Want a scary thought? Republican presidential candidate Sen. John McCain (R-Ariz.) has said he could see a foreign policy that would keep us in Iraq for 100 years. Of course that’s not the foreign policy either Sen. Hillary Rodham Clinton (D-N.Y.) or Sen. Barack Obama(D-Ill.) would pursue.
I only got to $210 billion before the boss came by—and you know how bosses get when they see you surfing on company time. But that measly $210 billion got a lot.
Having $3 trillion to spend makes it easy to be generous, so the first items I put in my shopping cart was the complete rebuilding of areas devastated by Hurricane Katrina—which I guess the Bush administration has been too short on cash to accomplish—and buy a brand-new national power grid. That money is well spent and also creates many much-needed jobs. I also spent some $10 billion to buy 10 million kids new clothes, shoes, coats and school supplies.
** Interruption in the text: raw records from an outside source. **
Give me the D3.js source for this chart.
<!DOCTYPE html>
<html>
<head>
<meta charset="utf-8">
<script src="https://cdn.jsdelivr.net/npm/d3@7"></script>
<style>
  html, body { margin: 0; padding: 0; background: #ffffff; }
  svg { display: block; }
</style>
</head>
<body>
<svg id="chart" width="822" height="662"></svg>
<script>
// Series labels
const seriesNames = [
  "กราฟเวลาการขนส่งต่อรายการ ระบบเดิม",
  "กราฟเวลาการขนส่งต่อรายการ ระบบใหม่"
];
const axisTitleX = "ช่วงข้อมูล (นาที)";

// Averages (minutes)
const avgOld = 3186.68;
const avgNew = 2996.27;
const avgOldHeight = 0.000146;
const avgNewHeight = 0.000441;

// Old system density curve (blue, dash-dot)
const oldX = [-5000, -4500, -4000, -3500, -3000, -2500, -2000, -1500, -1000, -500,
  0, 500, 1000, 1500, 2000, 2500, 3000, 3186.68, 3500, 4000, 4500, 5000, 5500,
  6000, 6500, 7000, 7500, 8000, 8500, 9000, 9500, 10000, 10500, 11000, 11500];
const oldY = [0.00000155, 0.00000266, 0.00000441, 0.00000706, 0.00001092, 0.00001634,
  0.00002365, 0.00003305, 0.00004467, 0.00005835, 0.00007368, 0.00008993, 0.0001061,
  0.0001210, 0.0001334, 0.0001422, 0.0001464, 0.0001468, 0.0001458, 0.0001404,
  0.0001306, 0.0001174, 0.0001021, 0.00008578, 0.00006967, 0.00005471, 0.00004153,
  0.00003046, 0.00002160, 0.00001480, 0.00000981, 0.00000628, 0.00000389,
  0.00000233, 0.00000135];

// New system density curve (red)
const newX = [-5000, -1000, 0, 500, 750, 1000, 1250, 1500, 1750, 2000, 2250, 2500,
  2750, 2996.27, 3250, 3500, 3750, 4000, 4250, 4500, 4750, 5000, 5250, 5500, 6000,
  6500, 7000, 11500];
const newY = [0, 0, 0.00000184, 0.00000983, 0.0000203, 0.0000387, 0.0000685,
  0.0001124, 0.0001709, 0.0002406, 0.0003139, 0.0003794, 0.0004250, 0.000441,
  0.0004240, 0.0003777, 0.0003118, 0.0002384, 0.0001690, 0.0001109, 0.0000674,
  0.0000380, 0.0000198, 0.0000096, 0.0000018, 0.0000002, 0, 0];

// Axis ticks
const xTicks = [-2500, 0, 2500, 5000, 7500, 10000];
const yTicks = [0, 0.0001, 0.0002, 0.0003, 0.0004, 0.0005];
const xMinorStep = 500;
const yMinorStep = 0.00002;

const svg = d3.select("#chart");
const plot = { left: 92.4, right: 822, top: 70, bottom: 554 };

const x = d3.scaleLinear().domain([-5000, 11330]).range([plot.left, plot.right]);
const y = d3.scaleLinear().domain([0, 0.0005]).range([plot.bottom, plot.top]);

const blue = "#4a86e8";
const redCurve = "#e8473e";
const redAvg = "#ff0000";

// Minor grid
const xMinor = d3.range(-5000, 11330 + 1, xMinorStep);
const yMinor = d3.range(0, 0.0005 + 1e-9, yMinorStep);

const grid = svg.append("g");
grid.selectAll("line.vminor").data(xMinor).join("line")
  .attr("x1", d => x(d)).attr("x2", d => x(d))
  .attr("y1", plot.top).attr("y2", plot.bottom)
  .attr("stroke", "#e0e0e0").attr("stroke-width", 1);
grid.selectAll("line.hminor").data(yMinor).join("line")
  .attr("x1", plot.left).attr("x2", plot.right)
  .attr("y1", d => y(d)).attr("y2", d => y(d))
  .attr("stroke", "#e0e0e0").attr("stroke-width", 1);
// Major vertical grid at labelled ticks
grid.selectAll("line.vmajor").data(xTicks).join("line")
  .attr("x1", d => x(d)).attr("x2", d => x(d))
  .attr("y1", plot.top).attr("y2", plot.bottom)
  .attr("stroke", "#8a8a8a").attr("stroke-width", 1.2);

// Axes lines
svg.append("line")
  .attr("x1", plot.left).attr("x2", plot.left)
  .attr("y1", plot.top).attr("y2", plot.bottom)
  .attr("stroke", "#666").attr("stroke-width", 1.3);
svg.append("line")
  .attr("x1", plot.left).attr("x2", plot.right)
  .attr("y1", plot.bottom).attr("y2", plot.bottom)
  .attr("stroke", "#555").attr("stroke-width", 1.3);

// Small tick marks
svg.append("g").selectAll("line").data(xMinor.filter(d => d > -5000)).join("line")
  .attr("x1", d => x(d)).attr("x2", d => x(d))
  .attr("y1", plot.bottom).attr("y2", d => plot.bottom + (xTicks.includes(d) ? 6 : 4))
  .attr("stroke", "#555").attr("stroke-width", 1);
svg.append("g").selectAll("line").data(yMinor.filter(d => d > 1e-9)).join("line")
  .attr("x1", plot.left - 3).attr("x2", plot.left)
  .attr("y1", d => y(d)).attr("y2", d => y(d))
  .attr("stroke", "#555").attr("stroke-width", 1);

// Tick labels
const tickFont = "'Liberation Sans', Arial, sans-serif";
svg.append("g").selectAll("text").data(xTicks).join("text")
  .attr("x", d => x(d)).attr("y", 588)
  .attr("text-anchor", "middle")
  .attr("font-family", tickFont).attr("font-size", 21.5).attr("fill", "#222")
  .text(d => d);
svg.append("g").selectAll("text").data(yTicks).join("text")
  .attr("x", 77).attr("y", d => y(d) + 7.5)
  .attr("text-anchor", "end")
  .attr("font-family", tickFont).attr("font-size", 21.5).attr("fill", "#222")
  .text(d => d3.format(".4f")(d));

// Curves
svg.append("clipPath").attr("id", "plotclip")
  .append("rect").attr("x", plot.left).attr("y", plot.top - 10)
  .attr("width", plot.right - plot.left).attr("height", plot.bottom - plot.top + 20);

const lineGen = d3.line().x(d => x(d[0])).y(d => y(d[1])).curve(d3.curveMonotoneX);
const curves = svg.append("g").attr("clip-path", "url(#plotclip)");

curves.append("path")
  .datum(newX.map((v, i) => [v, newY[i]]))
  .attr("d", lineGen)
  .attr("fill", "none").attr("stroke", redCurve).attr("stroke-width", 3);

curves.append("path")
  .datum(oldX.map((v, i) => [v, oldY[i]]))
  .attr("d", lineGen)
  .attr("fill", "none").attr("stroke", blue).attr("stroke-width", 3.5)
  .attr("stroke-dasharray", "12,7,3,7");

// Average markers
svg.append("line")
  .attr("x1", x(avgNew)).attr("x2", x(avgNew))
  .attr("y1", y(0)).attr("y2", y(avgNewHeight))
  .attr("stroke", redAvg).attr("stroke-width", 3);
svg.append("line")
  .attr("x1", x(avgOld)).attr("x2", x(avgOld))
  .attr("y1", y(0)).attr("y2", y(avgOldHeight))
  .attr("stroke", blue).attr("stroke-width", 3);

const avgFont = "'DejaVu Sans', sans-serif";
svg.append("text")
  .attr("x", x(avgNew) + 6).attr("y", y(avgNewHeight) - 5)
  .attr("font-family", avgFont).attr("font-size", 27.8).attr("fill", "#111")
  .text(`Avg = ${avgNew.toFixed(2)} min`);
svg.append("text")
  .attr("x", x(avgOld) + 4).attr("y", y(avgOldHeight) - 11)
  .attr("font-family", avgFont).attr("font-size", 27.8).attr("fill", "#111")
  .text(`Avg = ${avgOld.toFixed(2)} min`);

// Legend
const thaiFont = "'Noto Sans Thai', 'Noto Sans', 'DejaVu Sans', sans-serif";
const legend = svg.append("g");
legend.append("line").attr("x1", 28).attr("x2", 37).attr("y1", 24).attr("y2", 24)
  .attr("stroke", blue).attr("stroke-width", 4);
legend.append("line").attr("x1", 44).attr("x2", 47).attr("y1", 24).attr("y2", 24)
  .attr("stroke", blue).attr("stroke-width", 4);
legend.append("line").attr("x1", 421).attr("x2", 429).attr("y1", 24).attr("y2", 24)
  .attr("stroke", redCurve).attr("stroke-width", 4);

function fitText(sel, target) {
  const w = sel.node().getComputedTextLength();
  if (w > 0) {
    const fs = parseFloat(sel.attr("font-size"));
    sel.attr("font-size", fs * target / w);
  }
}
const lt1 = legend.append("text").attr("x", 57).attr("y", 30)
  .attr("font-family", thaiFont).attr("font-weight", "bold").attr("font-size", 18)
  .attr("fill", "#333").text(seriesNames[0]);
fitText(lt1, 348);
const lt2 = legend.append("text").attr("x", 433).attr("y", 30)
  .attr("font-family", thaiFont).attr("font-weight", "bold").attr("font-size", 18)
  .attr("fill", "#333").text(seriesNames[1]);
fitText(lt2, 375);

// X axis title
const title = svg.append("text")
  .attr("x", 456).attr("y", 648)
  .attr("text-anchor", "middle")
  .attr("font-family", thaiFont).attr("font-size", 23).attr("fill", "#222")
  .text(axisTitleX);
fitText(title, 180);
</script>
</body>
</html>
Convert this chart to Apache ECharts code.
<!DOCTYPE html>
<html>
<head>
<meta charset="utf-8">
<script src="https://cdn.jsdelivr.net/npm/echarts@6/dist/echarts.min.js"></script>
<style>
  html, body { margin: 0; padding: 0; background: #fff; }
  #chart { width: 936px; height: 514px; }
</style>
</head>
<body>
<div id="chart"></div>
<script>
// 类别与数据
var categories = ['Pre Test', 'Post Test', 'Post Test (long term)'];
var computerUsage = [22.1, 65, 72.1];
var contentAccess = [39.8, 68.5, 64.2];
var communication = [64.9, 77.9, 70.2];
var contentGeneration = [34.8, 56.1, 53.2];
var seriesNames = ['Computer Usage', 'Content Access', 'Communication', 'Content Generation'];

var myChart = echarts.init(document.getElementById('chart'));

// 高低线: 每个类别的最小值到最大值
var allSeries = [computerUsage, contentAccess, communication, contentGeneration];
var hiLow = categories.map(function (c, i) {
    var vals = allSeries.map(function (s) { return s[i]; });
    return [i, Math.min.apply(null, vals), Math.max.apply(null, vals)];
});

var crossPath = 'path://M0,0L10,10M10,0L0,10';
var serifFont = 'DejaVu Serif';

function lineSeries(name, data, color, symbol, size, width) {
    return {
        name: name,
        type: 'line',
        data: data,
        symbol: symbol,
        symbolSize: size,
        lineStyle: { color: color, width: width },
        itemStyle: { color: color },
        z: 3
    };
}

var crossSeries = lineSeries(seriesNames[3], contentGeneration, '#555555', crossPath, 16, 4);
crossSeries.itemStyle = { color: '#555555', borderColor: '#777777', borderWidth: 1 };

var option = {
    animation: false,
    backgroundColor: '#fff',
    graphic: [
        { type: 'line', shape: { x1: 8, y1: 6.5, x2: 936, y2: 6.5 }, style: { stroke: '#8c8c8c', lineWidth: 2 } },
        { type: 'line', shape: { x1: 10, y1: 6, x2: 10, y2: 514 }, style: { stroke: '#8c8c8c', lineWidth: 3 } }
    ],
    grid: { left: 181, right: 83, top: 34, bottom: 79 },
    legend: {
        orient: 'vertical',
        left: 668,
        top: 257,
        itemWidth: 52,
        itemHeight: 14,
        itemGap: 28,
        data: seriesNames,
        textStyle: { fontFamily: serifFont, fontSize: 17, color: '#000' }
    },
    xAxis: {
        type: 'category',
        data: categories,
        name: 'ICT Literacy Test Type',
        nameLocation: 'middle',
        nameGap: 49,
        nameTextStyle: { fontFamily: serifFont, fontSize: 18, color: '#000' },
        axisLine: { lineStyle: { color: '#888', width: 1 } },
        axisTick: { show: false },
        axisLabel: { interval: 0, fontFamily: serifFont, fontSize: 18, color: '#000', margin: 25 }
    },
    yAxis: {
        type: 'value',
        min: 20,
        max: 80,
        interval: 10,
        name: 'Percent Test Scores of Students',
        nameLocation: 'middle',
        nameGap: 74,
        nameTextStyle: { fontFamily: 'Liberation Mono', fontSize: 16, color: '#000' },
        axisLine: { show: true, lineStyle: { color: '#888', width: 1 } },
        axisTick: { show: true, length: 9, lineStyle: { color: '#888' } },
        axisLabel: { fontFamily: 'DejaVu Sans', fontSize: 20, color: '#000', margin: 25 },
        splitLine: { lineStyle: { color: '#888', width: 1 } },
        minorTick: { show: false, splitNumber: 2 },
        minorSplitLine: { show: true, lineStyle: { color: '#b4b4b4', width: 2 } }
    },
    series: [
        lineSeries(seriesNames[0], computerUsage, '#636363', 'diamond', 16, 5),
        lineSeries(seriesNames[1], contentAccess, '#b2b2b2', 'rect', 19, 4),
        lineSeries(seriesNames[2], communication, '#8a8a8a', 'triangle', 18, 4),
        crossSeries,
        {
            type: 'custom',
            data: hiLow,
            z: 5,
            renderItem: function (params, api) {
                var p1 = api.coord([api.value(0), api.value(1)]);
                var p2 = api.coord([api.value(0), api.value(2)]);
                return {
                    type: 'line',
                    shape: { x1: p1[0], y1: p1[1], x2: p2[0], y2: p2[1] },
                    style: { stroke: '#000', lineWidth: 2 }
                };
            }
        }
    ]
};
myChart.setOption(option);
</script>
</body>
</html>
It’s amazing what $3 trillion can buy. I still had mega-bucks to spend. So I decided to solve a few of the world’s problems. I bought several desalinization plants to address Africa’s drought and water crises and funded a global effort to teach sustainable agriculture worldwide. Time to slip in a few goodies for myself: I selected the five-disc, complete collector’s edition—Blu-ray—of “Blade Runner,” along with a six-pack of athletic socks and an old pick-up truck complete with manual transmission and a happy dog. But before I could solve the rest of the world’s problems, the boss wanted to know when this blog would be completed—and I still had $2.79 trillion to go.